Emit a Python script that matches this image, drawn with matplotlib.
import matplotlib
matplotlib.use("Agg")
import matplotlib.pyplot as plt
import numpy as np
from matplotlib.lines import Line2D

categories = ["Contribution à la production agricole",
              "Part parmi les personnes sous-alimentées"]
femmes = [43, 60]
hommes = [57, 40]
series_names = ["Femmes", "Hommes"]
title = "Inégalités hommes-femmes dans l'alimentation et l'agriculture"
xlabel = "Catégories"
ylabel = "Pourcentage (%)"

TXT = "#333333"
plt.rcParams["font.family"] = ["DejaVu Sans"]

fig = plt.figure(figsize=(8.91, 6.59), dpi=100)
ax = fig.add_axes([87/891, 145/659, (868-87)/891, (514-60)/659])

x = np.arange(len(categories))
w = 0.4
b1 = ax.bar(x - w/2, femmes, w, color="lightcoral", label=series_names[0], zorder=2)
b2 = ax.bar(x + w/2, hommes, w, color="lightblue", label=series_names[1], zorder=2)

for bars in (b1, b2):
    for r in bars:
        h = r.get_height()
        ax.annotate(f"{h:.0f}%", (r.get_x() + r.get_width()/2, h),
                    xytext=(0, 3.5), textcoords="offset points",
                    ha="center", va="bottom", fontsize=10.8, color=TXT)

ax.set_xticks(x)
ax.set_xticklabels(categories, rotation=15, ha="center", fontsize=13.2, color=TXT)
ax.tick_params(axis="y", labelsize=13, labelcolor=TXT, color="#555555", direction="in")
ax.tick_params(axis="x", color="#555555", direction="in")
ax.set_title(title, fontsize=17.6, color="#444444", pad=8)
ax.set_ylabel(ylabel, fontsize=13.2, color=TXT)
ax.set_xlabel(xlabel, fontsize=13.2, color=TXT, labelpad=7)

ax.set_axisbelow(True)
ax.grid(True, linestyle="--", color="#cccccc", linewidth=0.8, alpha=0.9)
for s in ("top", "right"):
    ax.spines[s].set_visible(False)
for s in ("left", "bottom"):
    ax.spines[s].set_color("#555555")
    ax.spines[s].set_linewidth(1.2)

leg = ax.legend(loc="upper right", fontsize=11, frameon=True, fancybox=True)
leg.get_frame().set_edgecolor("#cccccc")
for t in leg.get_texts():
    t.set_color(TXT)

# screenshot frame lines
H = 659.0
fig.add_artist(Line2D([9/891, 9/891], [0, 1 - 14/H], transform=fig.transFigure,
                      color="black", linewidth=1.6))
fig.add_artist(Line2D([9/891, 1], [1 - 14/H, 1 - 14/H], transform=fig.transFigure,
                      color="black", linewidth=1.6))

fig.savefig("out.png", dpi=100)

Direction:
Would you copy out each line exactly as written?

Finished task:
Emit a Python script that matches this image, drawn with matplotlib.
import matplotlib
matplotlib.use("Agg")
import matplotlib.pyplot as plt
import numpy as np
from matplotlib.lines import Line2D

categories = ["Contribution à la production agricole",
              "Part parmi les personnes sous-alimentées"]
femmes = [43, 60]
hommes = [57, 40]
series_names = ["Femmes", "Hommes"]
title = "Inégalités hommes-femmes dans l'alimentation et l'agriculture"
xlabel = "Catégories"
ylabel = "Pourcentage (%)"

TXT = "#333333"
plt.rcParams["font.family"] = ["DejaVu Sans"]

fig = plt.figure(figsize=(8.91, 6.59), dpi=100)
ax = fig.add_axes([87/891, 145/659, (868-87)/891, (514-60)/659])

x = np.arange(len(categories))
w = 0.4
b1 = ax.bar(x - w/2, femmes, w, color="lightcoral", label=series_names[0], zorder=2)
b2 = ax.bar(x + w/2, hommes, w, color="lightblue", label=series_names[1], zorder=2)

for bars in (b1, b2):
    for r in bars:
        h = r.get_height()
        ax.annotate(f"{h:.0f}%", (r.get_x() + r.get_width()/2, h),
                    xytext=(0, 3.5), textcoords="offset points",
                    ha="center", va="bottom", fontsize=10.8, color=TXT)

ax.set_xticks(x)
ax.set_xticklabels(categories, rotation=15, ha="center", fontsize=13.2, color=TXT)
ax.tick_params(axis="y", labelsize=13, labelcolor=TXT, color="#555555", direction="in")
ax.tick_params(axis="x", color="#555555", direction="in")
ax.set_title(title, fontsize=17.6, color="#444444", pad=8)
ax.set_ylabel(ylabel, fontsize=13.2, color=TXT)
ax.set_xlabel(xlabel, fontsize=13.2, color=TXT, labelpad=7)

ax.set_axisbelow(True)
ax.grid(True, linestyle="--", color="#cccccc", linewidth=0.8, alpha=0.9)
for s in ("top", "right"):
    ax.spines[s].set_visible(False)
for s in ("left", "bottom"):
    ax.spines[s].set_color("#555555")
    ax.spines[s].set_linewidth(1.2)

leg = ax.legend(loc="upper right", fontsize=11, frameon=True, fancybox=True)
leg.get_frame().set_edgecolor("#cccccc")
for t in leg.get_texts():
    t.set_color(TXT)

# screenshot frame lines
H = 659.0
fig.add_artist(Line2D([9/891, 9/891], [0, 1 - 14/H], transform=fig.transFigure,
                      color="black", linewidth=1.6))
fig.add_artist(Line2D([9/891, 1], [1 - 14/H, 1 - 14/H], transform=fig.transFigure,
                      color="black", linewidth=1.6))

fig.savefig("out.png", dpi=100)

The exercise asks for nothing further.